Jay bucks hoarder: a rare species studied

Jay bucks hoarder: a rare species studied

During my three years at Elizabethtown College, I’ve encountered a variety of peculiar types of people. I’ve met the shy poopers, who barely do their business anywhere but the anonymity of the BSC bathrooms. I’ve chanced upon big fishes, who are so used to being a big deal in their tiny hometowns that they still think you’ll give them a gold star whenever they say something even remotely competent. From time to time, I’ve even met a real-live douche bag.

I’ve met and understood them all. But there’s one type of person I’ll never understand—the jay bucks hoarder. You know the type: that bizarre sort of person with enough self-restraint to still have Jay bucks left over toward the end of the semester. The type that’s actually concerned they might not spend it all by the end of the year.  If I’m describing you right now, I just have one question for you:

What is wrong with you?

You can outgrow the need to hold on to your Jay bucks, like you outgrew your silly haircut from freshman year. I promise.

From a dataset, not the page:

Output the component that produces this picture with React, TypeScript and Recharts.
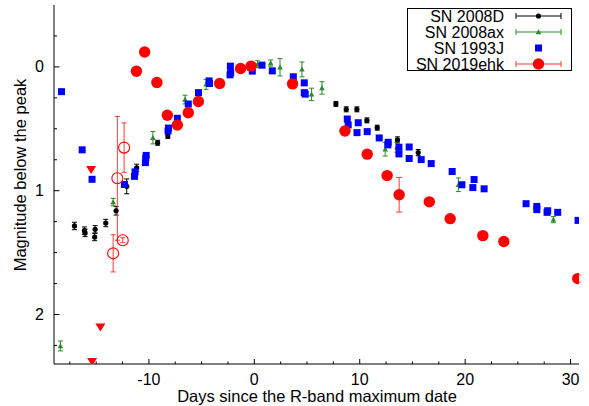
import { ErrorBar, Legend, Scatter, ScatterChart, XAxis, YAxis } from "recharts";

const FONT = "'Liberation Sans', Arial, Helvetica, sans-serif";

// axis ticks
const xTicks = [-17.5, -15, -12.5, -10, -7.5, -5, -2.5, 0, 2.5, 5, 7.5, 10, 12.5, 15, 17.5, 20, 22.5, 25, 27.5, 30];
const xLabels = [-10, 0, 10, 20, 30];
const yTicks = [-0.25, 0, 0.25, 0.5, 0.75, 1, 1.25, 1.5, 1.75, 2, 2.25];
const yLabels = [0, 1, 2];

// SN 2008D
const d08Days = [-17.06, -16.11, -16.05, -15.14, -15.1, -14.09, -13.11, -12.1, -11.16, -9.17, -8.2, 7.74, 8.72, 9.73, 10.68, 11.66, 13.58, 15.55];
const d08Mag = [1.285, 1.323, 1.341, 1.374, 1.312, 1.261, 1.162, 0.965, 0.816, 0.613, 0.558, 0.299, 0.343, 0.343, 0.432, 0.491, 0.59, 0.692];
const d08Err = [0.03, 0.03, 0.03, 0.03, 0.03, 0.03, 0.035, 0.06, 0.03, 0.02, 0.02, 0.02, 0.02, 0.02, 0.02, 0.02, 0.025, 0.025];

// SN 2008ax
const ax08Days = [-18.39, -13.39, -9.62, -6.57, -4.57, 0.31, 1.55, 2.44, 4.52, 5.43, 6.42, 12.42, 13.53, 19.36, 28.37];
const ax08Mag = [2.254, 1.092, 0.572, 0.264, 0.141, -0.022, -0.031, 0.003, 0.02, 0.222, 0.17, 0.665, 0.649, 0.952, 1.234];
const ax08Err = [0.04, 0.03, 0.05, 0.035, 0.04, 0.028, 0.025, 0.07, 0.06, 0.05, 0.05, 0.055, 0.04, 0.055, 0.025];

// SN 1993J
const j93Days = [-18.29, -16.33, -15.39, -12.32, -11.37, -11.31, -10.33, -10.3, -10.26, -8.18, -8.14, -7.3, -6.26, -5.29, -4.29, -4.25, -2.27, -2.24, -2.3, -0.19, 0.73, 1.71, 3.7, 4.74, 4.74, 4.83, 8.82, 8.91, 9.86, 9.74, 10.71, 11.85, 12.7, 12.67, 13.72, 13.72, 14.69, 14.69, 15.83, 16.78, 18.77, 19.69, 20.85, 20.73, 21.8, 25.78, 26.8, 26.8, 27.83, 27.77, 28.78, 30.71];
const j93Mag = [0.2, 0.67, 0.908, 0.95, 0.884, 0.848, 0.773, 0.739, 0.715, 0.518, 0.494, 0.415, 0.3, 0.208, 0.113, 0.134, -0.006, 0.045, 0.064, 0.034, -0.014, 0.032, 0.08, 0.129, 0.208, 0.22, 0.421, 0.469, 0.451, 0.531, 0.523, 0.574, 0.609, 0.63, 0.649, 0.703, 0.647, 0.74, 0.749, 0.781, 0.845, 0.952, 0.91, 0.975, 0.985, 1.105, 1.127, 1.153, 1.162, 1.175, 1.175, 1.24];

// SN 2019ehk
const ehkDays = [-11.18, -10.4, -9.24, -8.25, -7.3, -6.26, -5.3, -3.29, -1.3, -0.31, 3.63, 8.6, 10.71, 12.6, 13.74, 16.6, 18.58, 21.68, 23.67, 30.68];
const ehkMag = [0.035, -0.12, 0.126, 0.39, 0.47, 0.37, 0.28, 0.134, 0.013, -0.006, 0.137, 0.518, 0.705, 0.878, 1.033, 1.09, 1.226, 1.363, 1.411, 1.71];
const ehkErr = [0, 0, 0, 0, 0, 0, 0, 0, 0, 0, 0, 0, 0, 0, 0.14, 0, 0, 0.03, 0, 0.03];

// SN 2019ehk, early points (open circles)
const ehkEarlyDays = [-12.35, -12.99, -12.48, -13.39];
const ehkEarlyMag = [0.652, 0.9, 1.4, 1.506];
const ehkEarlyErr = [0.2, 0.5, 0.02, 0.15];

// SN 2019ehk upper limits
const ehkLimDays = [-15.48, -14.6, -15.38];
const ehkLimMag = [0.832, 2.106, 2.383];

const legendNames = ["SN 2008D", "SN 2008ax", "SN 1993J", "SN 2019ehk"];

const zip = (xs: number[], ys: number[], es?: number[]) =>
  xs.map((x, i) => ({ x, y: ys[i], err: es ? es[i] : 0 }));

const d08 = zip(d08Days, d08Mag, d08Err);
const ax08 = zip(ax08Days, ax08Mag, ax08Err);
const j93 = zip(j93Days, j93Mag);
const ehk = zip(ehkDays, ehkMag, ehkErr);
const ehkEarly = zip(ehkEarlyDays, ehkEarlyMag, ehkEarlyErr);
const ehkLim = zip(ehkLimDays, ehkLimMag);

const RED = "#ff0000";
const RED_BAR = "#ff3a3a";
const GREEN = "#2a8c2a";
const BLUE = "#0000ff";

const dot = (p: any) => <circle cx={p.cx} cy={p.cy} r={2.6} fill="#000" />;
const tri = (p: any) => (
  <path d={`M${p.cx - 2.8},${p.cy + 2.2}L${p.cx + 2.8},${p.cy + 2.2}L${p.cx},${p.cy - 2.8}Z`} fill={GREEN} />
);
const square = (p: any) => <rect x={p.cx - 3.5} y={p.cy - 3.5} width={7} height={7} fill={BLUE} />;
const bigDot = (p: any) => <circle cx={p.cx} cy={p.cy} r={5.7} fill={RED} />;
const ring = (p: any) => <circle cx={p.cx} cy={p.cy} r={5.5} fill="none" stroke={RED} strokeWidth={1.1} />;
const downTri = (p: any) => (
  <path d={`M${p.cx - 5},${p.cy - 4}L${p.cx + 5},${p.cy - 4}L${p.cx},${p.cy + 4}Z`} fill={RED} />
);

function BottomTick(p: any) {
  const major = xLabels.includes(p.payload.value);
  return (
    <g>
      <line x1={p.x} x2={p.x} y1={p.y} y2={p.y - (major ? 5 : 2.5)} stroke="#000" />
      {major && (
        <text x={p.x} y={p.y + 20.5} textAnchor="middle" fontSize={16} fontFamily={FONT} fill="#000">
          {p.payload.value}
        </text>
      )}
    </g>
  );
}

function TopTick(p: any) {
  const major = xLabels.includes(p.payload.value);
  return <line x1={p.x} x2={p.x} y1={p.y} y2={p.y + (major ? 5 : 2.5)} stroke="#000" />;
}

function LeftTick(p: any) {
  const major = yLabels.includes(p.payload.value);
  return (
    <g>
      <line x1={p.x} x2={p.x + (major ? 5.5 : 3)} y1={p.y} y2={p.y} stroke="#000" />
      {major && (
        <text x={p.x - 10} y={p.y + 5.5} textAnchor="end" fontSize={16} fontFamily={FONT} fill="#000">
          {p.payload.value}
        </text>
      )}
    </g>
  );
}

function RightTick(p: any) {
  const major = yLabels.includes(p.payload.value);
  return <line x1={p.x} x2={p.x - (major ? 5.5 : 3)} y1={p.y} y2={p.y} stroke="#000" />;
}

function LegendBox() {
  const rowY = [8, 24, 40, 56];
  const sample = (i: number, y: number) => {
    if (i === 2) return <rect x={128} y={y - 3.5} width={7} height={7} fill={BLUE} />;
    const c = i === 0 ? "#000" : i === 1 ? GREEN : RED_BAR;
    return (
      <g>
        <line x1={109} x2={154} y1={y} y2={y} stroke={c} />
        <line x1={109} x2={109} y1={y - 3} y2={y + 3} stroke={c} />
        <line x1={154} x2={154} y1={y - 3} y2={y + 3} stroke={c} />
        {i === 0 && <circle cx={131.5} cy={y} r={2.6} fill="#000" />}
        {i === 1 && <path d={`M128.7,${y + 2.2}L134.3,${y + 2.2}L131.5,${y - 2.8}Z`} fill={GREEN} />}
        {i === 3 && <circle cx={131.5} cy={y} r={5.7} fill={RED} />}
      </g>
    );
  };
  return (
    <svg width={166} height={64} style={{ display: "block" }}>
      <rect x={0.5} y={0.5} width={164} height={62} fill="#fff" stroke="#000" />
      {legendNames.map((n, i) => (
        <g key={n}>
          <text x={97} y={rowY[i] + 5.5} textAnchor="end" fontSize={16} fontFamily={FONT} fill="#000">
            {n}
          </text>
          {sample(i, rowY[i])}
        </g>
      ))}
    </svg>
  );
}

export default function App() {
  return (
    <div style={{ position: "absolute", left: 0, top: 0, width: 589, height: 406, background: "#fff" }}>
      <ScatterChart width={589} height={406} margin={{ top: 5, right: 10, bottom: 0, left: 0 }}>
        <XAxis
          xAxisId="b"
          type="number"
          dataKey="x"
          domain={[-19, 30.8]}
          allowDataOverflow
          ticks={xTicks}
          interval={0}
          tickSize={0}
          tickMargin={0}
          tick={BottomTick}
          height={42}
          axisLine={{ stroke: "#000" }}
          tickLine={false}
          label={() => (
            <text x={317} y={402} textAnchor="middle" fontSize={16.5} fontFamily={FONT} fill="#000">
              Days since the R-band maximum date
            </text>
          )}
        />
        <XAxis
          xAxisId="t"
          orientation="top"
          type="number"
          dataKey="x"
          domain={[-19, 30.8]}
          allowDataOverflow
          ticks={xTicks}
          interval={0}
          tickSize={0}
          tickMargin={0}
          tick={TopTick}
          height={0}
          axisLine={{ stroke: "#000" }}
          tickLine={false}
        />
        <YAxis
          yAxisId="l"
          type="number"
          dataKey="y"
          domain={[-0.5, 2.4]}
          reversed
          allowDataOverflow
          ticks={yTicks}
          interval={0}
          tickSize={0}
          tickMargin={0}
          tick={LeftTick}
          width={54}
          axisLine={{ stroke: "#000" }}
          tickLine={false}
          label={() => (
            <text
              x={26}
              y={175}
              transform="rotate(-90 26 175)"
              textAnchor="middle"
              fontSize={16.5}
              fontFamily={FONT}
              fill="#000"
            >
              Magnitude below the peak
            </text>
          )}
        />
        <YAxis
          yAxisId="r"
          orientation="right"
          type="number"
          dataKey="y"
          domain={[-0.5, 2.4]}
          reversed
          allowDataOverflow
          ticks={yTicks}
          interval={0}
          tickSize={0}
          tickMargin={0}
          tick={RightTick}
          width={0}
          axisLine={{ stroke: "#000" }}
          tickLine={false}
        />
        <Legend
          layout="vertical"
          align="center"
          verticalAlign="middle"
          content={() => <LegendBox />}
          wrapperStyle={{ left: 407, top: 8, width: 166, height: 64 }}
        />
        <Scatter name="SN 2008D" data={d08} xAxisId="b" yAxisId="l" shape={dot} isAnimationActive={false} legendType="none">
          <ErrorBar dataKey="err" direction="y" width={2.5} stroke="#000" strokeWidth={1} isAnimationActive={false} />
        </Scatter>
        <Scatter name="SN 2008ax" data={ax08} xAxisId="b" yAxisId="l" shape={tri} isAnimationActive={false} legendType="none">
          <ErrorBar dataKey="err" direction="y" width={2.5} stroke={GREEN} strokeWidth={1} isAnimationActive={false} />
        </Scatter>
        <Scatter name="SN 1993J" data={j93} xAxisId="b" yAxisId="l" shape={square} isAnimationActive={false} legendType="none" />
        <Scatter name="SN 2019ehk early" data={ehkEarly} xAxisId="b" yAxisId="l" shape={ring} isAnimationActive={false} legendType="none">
          <ErrorBar dataKey="err" direction="y" width={2.5} stroke={RED_BAR} strokeWidth={1} isAnimationActive={false} />
        </Scatter>
        <Scatter name="SN 2019ehk limits" data={ehkLim} xAxisId="b" yAxisId="l" shape={downTri} isAnimationActive={false} legendType="none" />
        <Scatter name="SN 2019ehk" data={ehk} xAxisId="b" yAxisId="l" shape={bigDot} isAnimationActive={false} legendType="none">
          <ErrorBar dataKey="err" direction="y" width={3} stroke={RED_BAR} strokeWidth={1} isAnimationActive={false} />
        </Scatter>
      </ScatterChart>
    </div>
  );
}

Let me introduce you to a beautiful philosophy on life and Jay bucks spending that I employ: every day is fraught with challenges and triumphs; when you’re having a bad day, buy a tuna melt or some sushi to console yourself. If you’re having a good day, buy a tuna melt or some sushi to reward yourself. You might argue that this method encourages impulse buying and gluttonous behavior. Those are ugly words. Let’s rename them “spontaneity” and “self-indulgence.”

Don’t think about what you can’t have when you walk through the Jay’s. Don’t dwell on the fact that no matter how many Jay bucks you have, you’ll never be able to buy the sushi chef’s cute baby to take home with you.

Think about what you can have. The first way to spend those Jay bucks is to learn how to do it. Spending is a frame of mind. So, every time you pass the Jay’s, ask yourself:

1. What am I craving?

2. What SHOULD I be craving? Not hungry? You’ll get hungry at some point, and if you don’t eat, you’ll die. Better buy some food.

3. Who’s working in the Jay’s that I could talk to right now? Friendship is magic.

4. How am I feeling? Every emotion needs a certain kind of food. For instance, no matter what mood I’m in, angry or content or confused, I want those sour cherry gummies from the bulk candy section. Others need comfort food when they’re upset or fruit when they’re feelin’ good.

5. Have I worked out today? The answer is always: who cares?

If this five-step process doesn’t work for you, get selfless with it. What can you buy for your friends? More importantly, what can you buy for me?

I hope these tips help you as you overcome the peculiarities of being a Jay bucks hoarder. The longer your reign of frugality lasts, the longer people will not understand you. Do yourself a favor and glut.